### Big data course project
<strong>T5: External data: schools & colleges</strong>

Jovana Videnovic & Haris Kupinic

In [None]:
!hostnamectl

In [None]:
from dask.distributed import Client, LocalCluster
import dask.dataframe as dd
from pathlib import Path
import pandas as pd
import os
import requests

In [None]:
part_data_path = Path("/d/hpc/projects/FRI/bigdata/students/jv8043/partitioned_data")
service_type = "green"

In [None]:
add_data_path = Path("/d/hpc/home/jv8043/BD/project/T5/add_data") 

In [None]:
tables_path = Path("/d/hpc/home/jv8043/BD/project/T5/T5_tables") / service_type
os.makedirs(tables_path, exist_ok=True)

In [None]:
cluster = LocalCluster(n_workers=4, threads_per_worker=1, memory_limit='16GB')
client = Client(cluster)

In [None]:
client

In [None]:
start_dates = {
    "yellow": pd.Timestamp("2012-01-01"),
    "green": pd.Timestamp("2014-01-01"),
    "fhv": pd.Timestamp("2015-01-01"),
    "fhvh": pd.Timestamp("2019-02-01"),
}
end_date = pd.Timestamp("2025-02-01")

In [None]:
df = dd.read_parquet(part_data_path / service_type, engine="pyarrow", assume_missing=True)

In [None]:
def _fetch_response(url, loc_key, name_key):
    """
    Fetches data from the given URL and returns it as a DataFrame.
    """
    df = pd.DataFrame(columns=["lat", "lon", "name"])

    try:
        response = requests.get(url)
        response.raise_for_status()
        data = response.json()
    except requests.exceptions.RequestException as e:
        print(f"An error occurred: {e}")

    for item in data:
        try:
            lon, lat = item[loc_key]["coordinates"]
            name = item[name_key]
            df.loc[len(df)] = {"lat": lat, "lon": lon, "name": name}
        except KeyError as e:
            print(f"Key error in schools: {e}")

    return df


def fetch_data(school_type):
    if school_type == "school":
        url = "https://data.cityofnewyork.us/resource/qa5p-6qzr.json"
        df = _fetch_response(url, "location_1", "school_name")

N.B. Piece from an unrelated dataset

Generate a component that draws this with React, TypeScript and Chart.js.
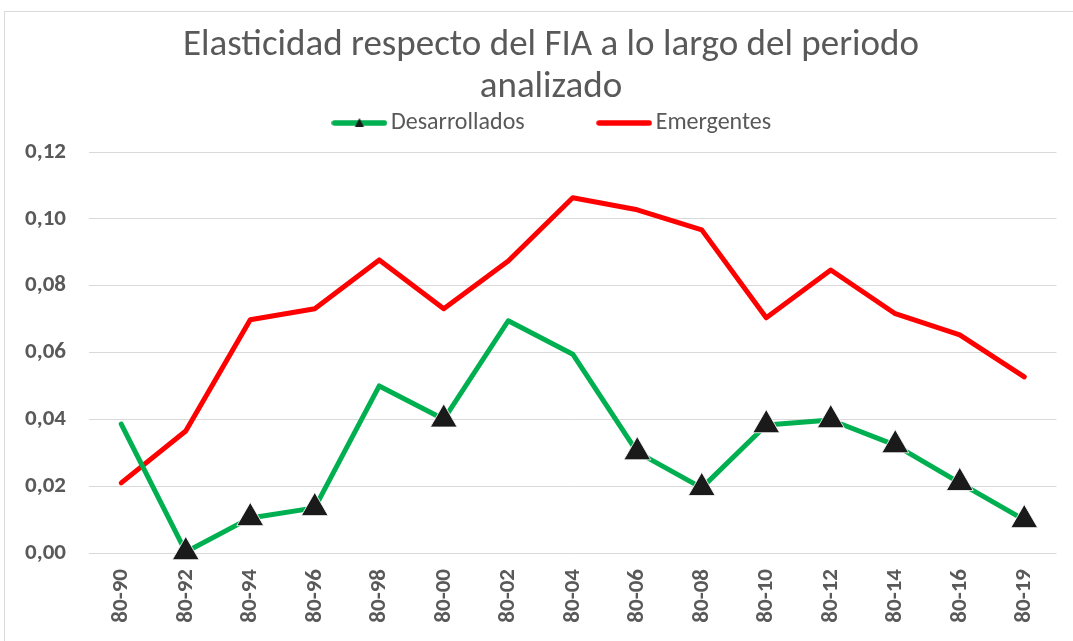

    elif school_type == "college":
        url = "https://data.cityofnewyork.us/resource/8pnn-kkif.json"
        df = _fetch_response(url, "the_geom", "name")

    return df

In [None]:
df = fetch_data("school")
df.to_csv(add_data_path / "schools.csv", index=False)

In [None]:
df = fetch_data("college")
df.to_csv(add_data_path / "colleges.csv", index=False)